Arm in the Cloud: The Competitive Landscape
Cobalt 200 directly competes within the landscape dominated by other major providers with their own Arm chips for cloud:
- AWS has long featured its Graviton line, now in its third generation, as a benchmark for purpose-built instances with cost savings.
- Google Cloud recently announced its Axion CPUs, also based on Arm, focusing on improving performance and efficiency for cloud-native workloads.
With Cobalt 200, Microsoft reinforces its message:
it aims to reduce dependence on third parties (Intel, AMD) for its data center cores and seeks greater control over performance, efficiency, and costs, especially as AI demands skyrocket computing needs.
What It Means for Azure Customers
Although Cobalt 200 is currently in initial deployment phases in data centers and will be generally available in 2026, the message to Azure customers is clear:
- Cloud-native workloads, based on containers, microservices, and modern databases, will increasingly run on Arm.
- Customers who have already migrated to Cobalt 100 will be able to benefit from Cobalt 200 with full workload compatibility, according to Microsoft.
- The goal is to offer a combination of better performance, lower consumption, and improved price per core compared to traditional x86 platforms across many workloads.
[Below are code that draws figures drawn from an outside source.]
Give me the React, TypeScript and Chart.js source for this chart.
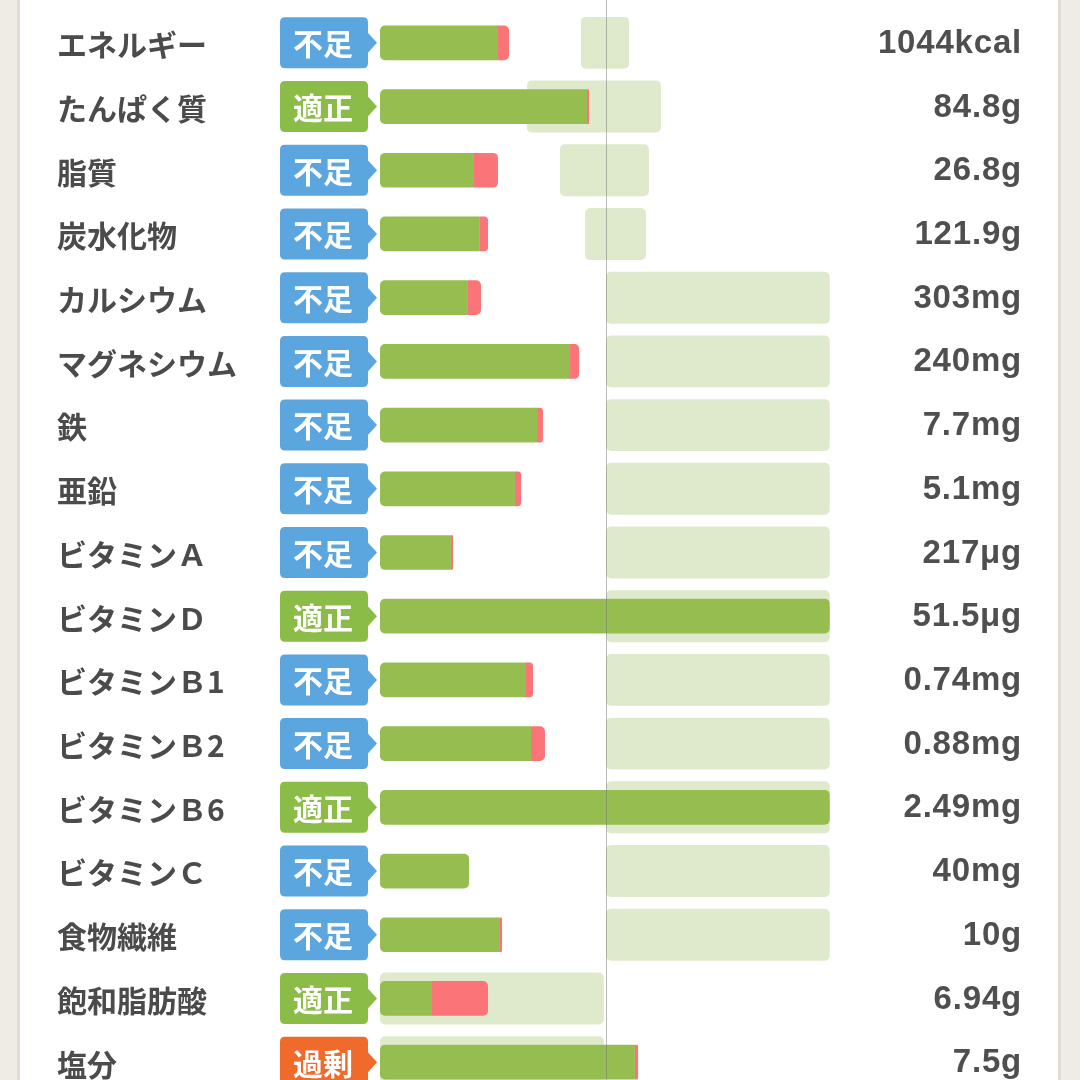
import React, { useEffect, useRef } from "react";
import { Chart, registerables } from "chart.js";

Chart.register(...registerables);

const categories = [
  "エネルギー", "たんぱく質", "脂質", "炭水化物", "カルシウム", "マグネシウム",
  "鉄", "亜鉛", "ビタミンＡ", "ビタミンＤ", "ビタミンＢ1", "ビタミンＢ2",
  "ビタミンＢ6", "ビタミンＣ", "食物繊維", "飽和脂肪酸", "塩分",
];
const statuses = [
  "不足", "適正", "不足", "不足", "不足", "不足", "不足", "不足", "不足",
  "適正", "不足", "不足", "適正", "不足", "不足", "適正", "過剰",
];
const amounts = [
  "1044kcal", "84.8g", "26.8g", "121.9g", "303mg", "240mg", "7.7mg", "5.1mg",
  "217μg", "51.5μg", "0.74mg", "0.88mg", "2.49mg", "40mg", "10g", "6.94g", "7.5g",
];
// percent of target (bar end of green part, end of red part)
const mainPct = [52.2, 91.6, 41.2, 44.2, 38.9, 84.1, 69.5, 59.7, 31.4, 199, 64.6, 66.8, 199, 39.4, 52.7, 23.0, 112.8];
const extraPct = [57.1, 92.5, 52.2, 47.8, 44.7, 88.1, 72.1, 62.4, 32.3, 199, 67.7, 73.0, 199, 39.4, 54.0, 47.8, 114.2];
// recommended range band
const rangeLow = [88.9, 65.0, 79.6, 90.7, 100, 100, 100, 100, 100, 100, 100, 100, 100, 100, 100, 0, 0];
const rangeHigh = [110.2, 124.3, 119.0, 117.7, 199, 199, 199, 199, 199, 199, 199, 199, 199, 199, 199, 99, 99];
const targetPct = 100;
const axisMax = 200;

const badgeColors: Record<string, string> = {
  "不足": "#5ba6de",
  "適正": "#8cbc48",
  "過剰": "#f06a2b",
};

function rr(ctx: CanvasRenderingContext2D, x: number, y: number, w: number, h: number, r: number) {
  ctx.beginPath();
  ctx.moveTo(x + r, y);
  ctx.lineTo(x + w - r, y);
  ctx.quadraticCurveTo(x + w, y, x + w, y + r);
  ctx.lineTo(x + w, y + h - r);
  ctx.quadraticCurveTo(x + w, y + h, x + w - r, y + h);
  ctx.lineTo(x + r, y + h);
  ctx.quadraticCurveTo(x, y + h, x, y + h - r);
  ctx.lineTo(x, y + r);
  ctx.quadraticCurveTo(x, y, x + r, y);
  ctx.closePath();
}

const framePlugin = {
  id: "frame",
  beforeDraw(chart: any) {
    const ctx = chart.ctx as CanvasRenderingContext2D;
    const W = chart.width, H = chart.height;
    ctx.save();
    ctx.fillStyle = "#eeece5";
    ctx.fillRect(0, 0, W, H);
    ctx.fillStyle = "#dedcd3";
    ctx.fillRect(17, 0, 3, H);
    ctx.fillRect(1058, 0, 3, H);
    ctx.fillStyle = "#ffffff";
    ctx.fillRect(20, 0, 1038, H);
    ctx.restore();
  },
  afterDatasetsDraw(chart: any) {
    const ctx = chart.ctx as CanvasRenderingContext2D;
    const xs = chart.scales.x;
    const ys = chart.scales.y;
    ctx.save();
    // target line
    const lx = Math.round(xs.getPixelForValue(targetPct)) + 0.5;
    ctx.strokeStyle = "rgba(120,120,120,0.5)";
    ctx.lineWidth = 1;
    ctx.beginPath();
    ctx.moveTo(lx, 0);
    ctx.lineTo(lx, chart.height);
    ctx.stroke();

    categories.forEach((label, i) => {
      const cy = ys.getPixelForValue(i);
      // label
      ctx.fillStyle = "#4b4b4b";
      ctx.font = 'bold 30px "Noto Sans CJK JP"';
      ctx.textAlign = "left";
      ctx.textBaseline = "middle";
      ctx.fillText(label, 57, cy + 2);
      // badge
      const st = statuses[i];
      ctx.fillStyle = badgeColors[st];
      rr(ctx, 280, cy - 25.5, 88, 51, 5);
      ctx.fill();
      ctx.beginPath();
      ctx.moveTo(367, cy - 11);
      ctx.lineTo(377, cy);
      ctx.lineTo(367, cy + 11);
      ctx.closePath();
      ctx.fill();
      ctx.fillStyle = "#ffffff";
      ctx.font = 'bold 30px "Noto Sans CJK JP"';
      ctx.textAlign = "center";
      ctx.fillText(st, 323, cy + 1);
      // amount
      ctx.fillStyle = "#4f4f4f";
      ctx.font = 'bold 33px "Liberation Sans"';
      (ctx as any).letterSpacing = "0.8px";
      ctx.textAlign = "right";
      ctx.fillText(amounts[i], 1022, cy + 1);
      (ctx as any).letterSpacing = "0px";
    });
    ctx.restore();
  },
};

export default function App() {
  const ref = useRef<HTMLCanvasElement | null>(null);
  useEffect(() => {
    if (!ref.current) return;
    const chart = new Chart(ref.current, {
      type: "bar",
      data: {
        labels: categories,
        datasets: [
          {
            label: "range",
            data: categories.map((_, i) => [rangeLow[i], rangeHigh[i]]) as any,
            backgroundColor: "#dfeacd",
            borderRadius: 5,
            borderSkipped: false,
            barPercentage: 0.815,
            categoryPercentage: 1,
            grouped: false,
            order: 3,
          },
          {
            label: "main",
            data: categories.map((_, i) => [0, mainPct[i]]) as any,
            backgroundColor: "#95bd50",
            borderRadius: (c: any) => {
              const i = c.dataIndex;
              const r = extraPct[i] > mainPct[i] ? 0 : 5;
              return { topLeft: 5, bottomLeft: 5, topRight: r, bottomRight: r };
            },
            borderSkipped: false,
            barPercentage: 0.545,
            categoryPercentage: 1,
            grouped: false,
            order: 2,
          },
          {
            label: "extra",
            data: categories.map((_, i) =>
              extraPct[i] > mainPct[i] ? [mainPct[i], extraPct[i]] : null
            ) as any,
            backgroundColor: "#fa7478",
            borderRadius: { topLeft: 0, bottomLeft: 0, topRight: 5, bottomRight: 5 },
            borderSkipped: false,
            barPercentage: 0.545,
            categoryPercentage: 1,
            grouped: false,
            order: 1,
          },
        ],
      },
      options: {
        indexAxis: "y",
        animation: false,
        responsive: false,
        devicePixelRatio: 1,
        layout: { padding: { left: 380, right: 248, top: 11, bottom: 6 } },
        scales: {
          x: { type: "linear", min: 0, max: axisMax, display: false },
          y: { type: "category", display: false },
        },
        plugins: {
          legend: { display: false },
          tooltip: { enabled: false },
        },
      } as any,
      plugins: [framePlugin],
    });
    return () => chart.destroy();
  }, []);
  return (
    <div
      style={{
        position: "fixed",
        left: 0,
        top: 0,
        width: 1080,
        height: 1080,
        overflow: "hidden",
        background: "#fff",
      }}
    >
      <canvas ref={ref} width={1080} height={1100} style={{ display: "block" }} />
    </div>
  );
}
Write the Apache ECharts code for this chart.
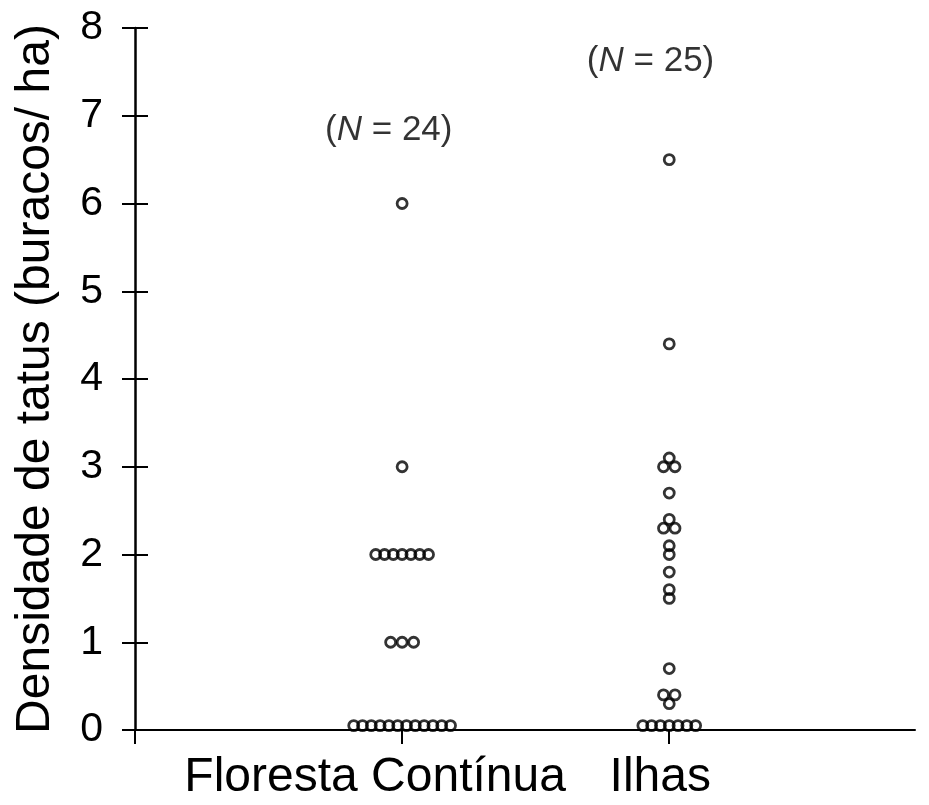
<!DOCTYPE html>
<html>
<head>
<meta charset="utf-8">
<script src="https://cdn.jsdelivr.net/npm/echarts@6/dist/echarts.min.js"></script>
<style>
  html, body { margin: 0; padding: 0; background: #fff; }
  #chart { width: 929px; height: 805px; }
</style>
</head>
<body>
<div id="chart"></div>
<script>
// categories and group positions on the x value axis
const categories = ['Floresta Contínua', 'Ilhas']
const groupPos = [1, 2]
// densities (burrows / ha); zeros sit just above the axis
const florestaValues = [6, 3, 2, 2, 2, 2, 2, 2, 2, 1, 1, 1,
  0.05, 0.05, 0.05, 0.05, 0.05, 0.05, 0.05, 0.05, 0.05, 0.05, 0.05, 0.05]
const ilhasValues = [6.5, 4.4, 3.1, 3.0, 3.0, 2.7, 2.4, 2.3, 2.3, 2.1, 2.0, 1.8, 1.6, 1.5,
  0.7, 0.4, 0.4, 0.3, 0.05, 0.05, 0.05, 0.05, 0.05, 0.05, 0.05]
const sampleSizes = [24, 25]
const noteSpots = [[0.95, 6.83], [1.93, 7.62]]
const yTicks = [0, 1, 2, 3, 4, 5, 6, 7, 8]

const X_MAX = 2.92
const PLOT_W = 780

// dot plot: identical values are spread side by side around the group centre
function spread(values, centre) {
  const counts = {}
  values.forEach(v => { counts[v] = (counts[v] || 0) + 1 })
  const seen = {}
  return values.map(v => {
    const n = counts[v]
    const i = seen[v] = (seen[v] === undefined ? 0 : seen[v] + 1)
    const gapPx = n <= 3 ? 11.5 : 8.8
    const gap = gapPx * X_MAX / PLOT_W
    return [centre + (i - (n - 1) / 2) * gap, v]
  })
}

const chart = echarts.init(document.getElementById('chart'))
const font = 'Liberation Sans, Arial, sans-serif'

const dotStyle = {
  color: 'rgba(0,0,0,0)',
  borderColor: '#000',
  borderWidth: 2.8
}

chart.setOption({
  animation: false,
  backgroundColor: '#fff',
  grid: { left: 135, right: 14, top: 28, bottom: 75, containLabel: false, outerBoundsMode: 'none' },
  xAxis: {
    type: 'value',
    min: 0,
    max: X_MAX,
    interval: 1,
    splitLine: { show: false },
    axisLine: { lineStyle: { color: '#000', width: 2 } },
    axisTick: {
      show: true,
      length: 14,
      customValues: [0, 1, 2],
      lineStyle: { color: '#000', width: 2 }
    },
    axisLabel: {
      customValues: groupPos,
      margin: 24,
      color: '#000',
      fontFamily: font,
      fontSize: 48,
      formatter: v => {
        const idx = groupPos.indexOf(v)
        if (idx === 0) return '{f|' + categories[0] + '}'
        if (idx === 1) return '{i|' + categories[1] + '}'
        return ''
      },
      rich: {
        f: { fontSize: 48, fontFamily: font, color: '#000', padding: [0, 54, 0, 0] },
        i: { fontSize: 48, fontFamily: font, color: '#000', padding: [0, 18, 0, 0] }
      }
    }
  },
  yAxis: [
    {
      type: 'value',
      min: 0,
      max: 8,
      interval: 1,
      name: 'Densidade de tatus (buracos/ ha)',
      nameLocation: 'middle',
      nameGap: 75,
      nameTextStyle: { color: '#000', fontFamily: font, fontSize: 48 },
      splitLine: { show: false },
      axisLine: { show: true, lineStyle: { color: '#000', width: 2.5 } },
      axisTick: { show: true, length: 13, lineStyle: { color: '#000', width: 2 } },
      axisLabel: {
        margin: 32,
        color: '#000',
        fontFamily: font,
        fontSize: 41,
        formatter: v => yTicks.includes(v) ? String(v) : ''
      }
    },
    {
      // inner half of the crossing ticks
      type: 'value',
      min: 0,
      max: 8,
      interval: 1,
      position: 'left',
      splitLine: { show: false },
      axisLine: { show: false },
      axisLabel: { show: false },
      axisTick: { show: true, inside: true, length: 13, lineStyle: { color: '#000', width: 2 } }
    }
  ],
  series: [
    {
      name: categories[0],
      type: 'scatter',
      symbol: 'circle',
      symbolSize: 10,
      itemStyle: dotStyle,
      data: spread(florestaValues, groupPos[0])
    },
    {
      name: categories[1],
      type: 'scatter',
      symbol: 'circle',
      symbolSize: 10,
      itemStyle: dotStyle,
      data: spread(ilhasValues, groupPos[1])
    },
    {
      name: 'N',
      type: 'scatter',
      symbolSize: 0,
      silent: true,
      label: {
        show: true,
        position: 'inside',
        color: '#000',
        formatter: p => '{a|(}{n|N}{a| = ' + sampleSizes[p.dataIndex] + ')}',
        rich: {
          a: { fontSize: 35, fontFamily: font, color: '#000' },
          n: { fontSize: 35, fontFamily: font, color: '#000', fontStyle: 'italic' }
        }
      },
      data: noteSpots
    }
  ]
})
</script>
</body>
</html>
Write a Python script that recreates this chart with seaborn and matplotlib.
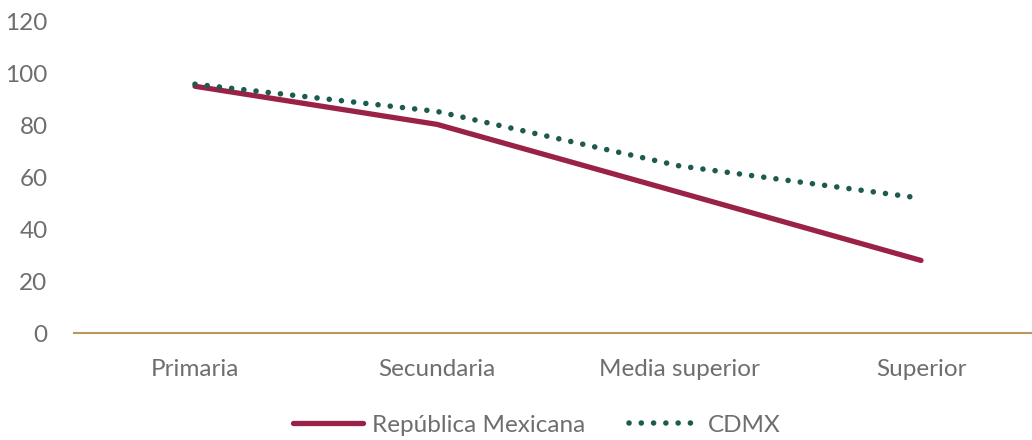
import matplotlib
matplotlib.use("Agg")
import matplotlib.pyplot as plt
import seaborn as sns
import pandas as pd

niveles = ["Primaria", "Secundaria", "Media superior", "Superior"]
republica = [95.2, 80.5, 54.3, 28.0]
cdmx = [96.0, 85.5, 64.5, 52.0]

rojo = "#9B2247"
verde = "#1E5B4F"
dorado = "#BC955C"
gris = "#6E6E6E"

sns.set_style("white")
plt.rcParams["font.family"] = ["Lato", "DejaVu Sans"]

df = pd.DataFrame({"nivel": niveles, "rep": republica, "cdmx": cdmx})

fig = plt.figure(figsize=(10.32, 4.4), dpi=100)
ax = fig.add_axes([74 / 1032, 107 / 440, 968 / 1032, 311 / 440])

sns.lineplot(data=df, x="nivel", y="rep", ax=ax, color=rojo,
             linewidth=3.8, label="República Mexicana", sort=False)
sns.lineplot(data=df, x="nivel", y="cdmx", ax=ax, color=verde,
             linewidth=4.0, label="CDMX", sort=False)

lineas = ax.get_lines()
lineas[0].set_solid_capstyle("round")
lineas[0].set_solid_joinstyle("round")
lineas[1].set_linestyle((0, (0.01, 2.2)))
lineas[1].set_dash_capstyle("round")

ax.set_xlim(-0.5, 3.5)
ax.set_ylim(0, 120)
ax.set_yticks(range(0, 121, 20))
ax.set_xlabel("")
ax.set_ylabel("")

for s in ["top", "right", "left"]:
    ax.spines[s].set_visible(False)
ax.spines["bottom"].set_color(dorado)
ax.spines["bottom"].set_linewidth(1.5)
ax.tick_params(axis="y", length=0, pad=19, labelsize=17.5, labelcolor=gris)
ax.tick_params(axis="x", length=0, pad=19, labelsize=17.5, labelcolor=gris)

ax.get_legend().remove()
handles, labels = ax.get_legend_handles_labels()
leg = fig.legend(handles, labels, loc="center", bbox_to_anchor=(0.52, 0.034),
                 ncol=2, frameon=False, fontsize=17.5, handlelength=2.9,
                 columnspacing=1.8, handletextpad=0.35)
for t in leg.get_texts():
    t.set_color(gris)

fig.savefig("out.png", dpi=100)
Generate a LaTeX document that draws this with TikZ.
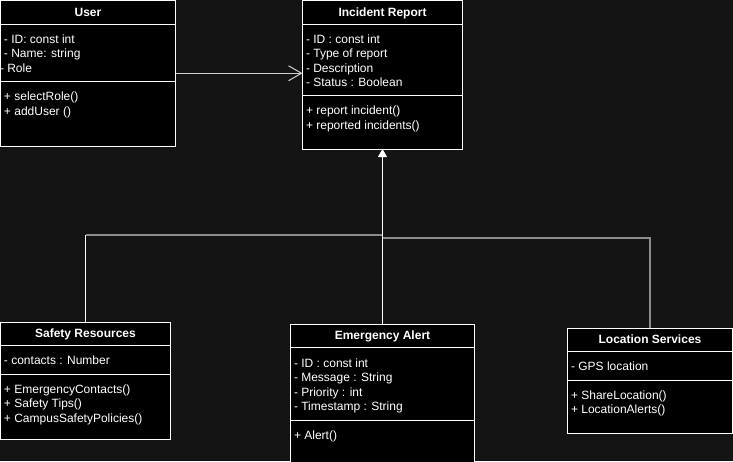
\documentclass[tikz,border=0pt]{standalone}
\usepackage{fontspec}
\setmainfont{Liberation Sans}
\usetikzlibrary{shapes,arrows,arrows.meta,positioning}
\definecolor{canvas}{HTML}{141414}
\definecolor{dimline}{HTML}{8C8C8C}
\definecolor{lightline}{HTML}{CFCFCF}

\begin{document}
\begin{tikzpicture}[x=1pt,y=1pt,
    umlclass/.style={draw=white, fill=black, text=white, line width=1pt,
      rectangle split, rectangle split parts=3,
      rectangle split part align={center,left,left},
      align=left, inner xsep=3.5pt, inner ysep=6.5pt, outer sep=0pt,
      font=\fontsize{12}{14.5}\selectfont, anchor=north west},
    assoc/.style={draw=lightline, line width=1.2pt,
      -{Straight Barb[length=13pt,width=15pt,line width=1pt]}},
    inherit/.style={draw=white, line width=1pt,
      -{Triangle[length=8pt,width=9pt,fill=white]}},
    wire/.style={draw=white, line width=1pt},
    dimwire/.style={draw=dimline, line width=1.5pt}]
\path[use as bounding box, fill=canvas] (0,0) rectangle (733,-461);
\node[umlclass, minimum width=175pt] (user) at (0.5,-0.5)
    {\smash{\textbf{User}}\rule[-1pt]{0pt}{9.5pt}
     \nodepart{second}\rule{0pt}{12.15pt}- ID: const int\\- Name: string\\\hspace*{-4pt}- Role\rule[-2.35pt]{0pt}{0pt}
     \nodepart{third}\rule{0pt}{12.15pt}+ selectRole()\\+ addUser ()\rule[-23.85pt]{0pt}{0pt}};
\node[umlclass, minimum width=160pt,
    right=127pt of user.north east, anchor=north west] (incident)
    {\smash{\textbf{Incident Report}}\rule[-1pt]{0pt}{9.5pt}
     \nodepart{second}\rule{0pt}{12.15pt}- ID : const int\\- Type of report\\- Description\\- Status : Boolean\rule[-1.85pt]{0pt}{0pt}
     \nodepart{third}\rule{0pt}{12.15pt}+ report incident()\\+ reported incidents()\rule[-12.85pt]{0pt}{0pt}};
\node[umlclass, minimum width=170pt,
    below=176pt of user.south west, anchor=north west] (safety)
    {\smash{\textbf{Safety Resources}}\rule[-1pt]{0pt}{9.5pt}
     \nodepart{second}\rule{0pt}{12.15pt}- contacts : Number\rule[-2.35pt]{0pt}{0pt}
     \nodepart{third}\rule{0pt}{12.15pt}+ EmergencyContacts()\\+ Safety Tips()\\+ CampusSafetyPolicies()\rule[-10.35pt]{0pt}{0pt}};
\node[umlclass, minimum width=184pt,
    below right=2.4pt and 120pt of safety.north east, anchor=north west] (emergency)
    {\smash{\textbf{Emergency Alert}}\rule[-1pt]{0pt}{9.5pt}
     \nodepart{second}\rule{0pt}{12.15pt}- ID : const int\\- Message : String\\- Priority : int\\- Timestamp : String\rule[-1.85pt]{0pt}{0pt}
     \nodepart{third}\rule{0pt}{12.15pt}+ Alert()\rule[-20.35pt]{0pt}{0pt}};
\node[umlclass, minimum width=165pt,
    below right=3.6pt and 93pt of emergency.north east, anchor=north west] (location)
    {\smash{\textbf{Location Services}}\rule[-1pt]{0pt}{9.5pt}
     \nodepart{second}\rule{0pt}{12.15pt}- GPS location\rule[-2.35pt]{0pt}{0pt}
     \nodepart{third}\rule{0pt}{12.15pt}+ ShareLocation()\\+ LocationAlerts()\rule[-12.55pt]{0pt}{0pt}};
% bus lines towards the report
\coordinate (safety bus) at ([yshift=-86pt]incident.south);
\coordinate (location bus) at ([yshift=-89pt]incident.south);
\draw[assoc] (user.east) -- (user.east -| incident.west);
\draw[wire] (safety.north) -- (safety.north |- safety bus);
\draw[dimwire] (safety.north |- safety bus) -- (safety bus);
\draw[dimwire] (location.north) |- (location bus);
\draw[inherit] (emergency.north) -- (incident.south);
\end{tikzpicture}
\end{document}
At the same time, the integration of Cobalt 200 with other Azure technologies (Boost, Key Vault, HSM, CCA) emphasizes that performance and security optimizations will come “out of the box” for those choosing these new instances.
Next Steps
Microsoft is already “rack-building and stacking” Cobalt 200 servers within its labs and data centers worldwide. The company promises to share more details about:
- Specific VM types based on Cobalt 200.
- Public benchmarks comparing Cobalt 200 with Cobalt 100 and other Azure families.
- Use cases focused on analytics, databases, web services, and possibly some lighter AI and inference workloads.
In a landscape dominated by high-end GPUs grabbing headlines, Cobalt 200 underscores a fundamental aspect:
the future cloud won’t rely solely on AI accelerators but on extremely efficient CPUs capable of handling millions of microservices, HTTP requests, transactions, and data pipelines at the lowest possible cost.
Frequently Asked Questions (FAQ)
What exactly is Azure Cobalt 200?
It’s Microsoft’s new generation of custom Arm CPUs for Azure, based on Arm Neoverse CSS V3, with 132 cores per chip, manufactured on a 3nm process, designed for cloud-native workloads with a focus on performance and energy efficiency.
How does Cobalt 200 differ from Cobalt 100?
Cobalt 200 promises up to 50% more performance than Cobalt 100, with more cores, larger cache, an advanced manufacturing node, and dedicated accelerators for compression and encryption, while maintaining compatibility with existing workloads.
Which workloads will benefit most from Azure Cobalt 200?
Primarily microservices, high-traffic web applications, databases, data analytics, and SaaS services that heavily utilize network, storage, and compression/encryption operations. Microsoft’s internal services like Teams have already shown significant improvements with the previous generation.
When will customers be able to use Cobalt 200 in Azure?
Initial servers are already deployed in Azure data centers for internal testing and validation. General availability for customers is expected from 2026, with new VM types specifically designed for this platform.